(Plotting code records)
┌──

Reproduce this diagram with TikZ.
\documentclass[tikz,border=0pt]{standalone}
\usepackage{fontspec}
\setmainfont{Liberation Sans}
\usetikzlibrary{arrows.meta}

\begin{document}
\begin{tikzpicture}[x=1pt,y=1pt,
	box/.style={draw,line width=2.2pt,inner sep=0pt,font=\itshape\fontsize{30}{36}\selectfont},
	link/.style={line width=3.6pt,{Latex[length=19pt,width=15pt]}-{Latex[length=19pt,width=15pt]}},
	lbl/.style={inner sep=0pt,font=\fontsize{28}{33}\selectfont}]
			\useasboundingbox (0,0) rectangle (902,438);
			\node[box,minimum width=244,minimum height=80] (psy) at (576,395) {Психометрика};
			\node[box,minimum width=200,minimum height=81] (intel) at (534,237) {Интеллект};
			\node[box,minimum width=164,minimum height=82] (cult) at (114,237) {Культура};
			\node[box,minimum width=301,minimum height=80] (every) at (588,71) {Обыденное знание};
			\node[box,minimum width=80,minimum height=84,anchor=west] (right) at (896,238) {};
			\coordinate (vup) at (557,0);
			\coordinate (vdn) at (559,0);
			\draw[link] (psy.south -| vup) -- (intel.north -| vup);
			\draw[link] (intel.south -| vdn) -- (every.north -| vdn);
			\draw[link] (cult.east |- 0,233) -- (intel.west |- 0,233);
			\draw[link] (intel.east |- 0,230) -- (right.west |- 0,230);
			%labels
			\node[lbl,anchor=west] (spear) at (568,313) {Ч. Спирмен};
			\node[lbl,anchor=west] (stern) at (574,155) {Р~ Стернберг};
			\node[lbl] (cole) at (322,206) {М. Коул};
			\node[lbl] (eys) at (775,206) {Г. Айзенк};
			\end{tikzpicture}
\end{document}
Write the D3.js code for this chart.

└──

Problem details: Print every record above exactly as written.

Full solution:
Reproduce this diagram with TikZ.
\documentclass[tikz,border=0pt]{standalone}
\usepackage{fontspec}
\setmainfont{Liberation Sans}
\usetikzlibrary{arrows.meta}

\begin{document}
\begin{tikzpicture}[x=1pt,y=1pt,
	box/.style={draw,line width=2.2pt,inner sep=0pt,font=\itshape\fontsize{30}{36}\selectfont},
	link/.style={line width=3.6pt,{Latex[length=19pt,width=15pt]}-{Latex[length=19pt,width=15pt]}},
	lbl/.style={inner sep=0pt,font=\fontsize{28}{33}\selectfont}]
			\useasboundingbox (0,0) rectangle (902,438);
			\node[box,minimum width=244,minimum height=80] (psy) at (576,395) {Психометрика};
			\node[box,minimum width=200,minimum height=81] (intel) at (534,237) {Интеллект};
			\node[box,minimum width=164,minimum height=82] (cult) at (114,237) {Культура};
			\node[box,minimum width=301,minimum height=80] (every) at (588,71) {Обыденное знание};
			\node[box,minimum width=80,minimum height=84,anchor=west] (right) at (896,238) {};
			\coordinate (vup) at (557,0);
			\coordinate (vdn) at (559,0);
			\draw[link] (psy.south -| vup) -- (intel.north -| vup);
			\draw[link] (intel.south -| vdn) -- (every.north -| vdn);
			\draw[link] (cult.east |- 0,233) -- (intel.west |- 0,233);
			\draw[link] (intel.east |- 0,230) -- (right.west |- 0,230);
			%labels
			\node[lbl,anchor=west] (spear) at (568,313) {Ч. Спирмен};
			\node[lbl,anchor=west] (stern) at (574,155) {Р~ Стернберг};
			\node[lbl] (cole) at (322,206) {М. Коул};
			\node[lbl] (eys) at (775,206) {Г. Айзенк};
			\end{tikzpicture}
\end{document}
Write the D3.js code for this chart.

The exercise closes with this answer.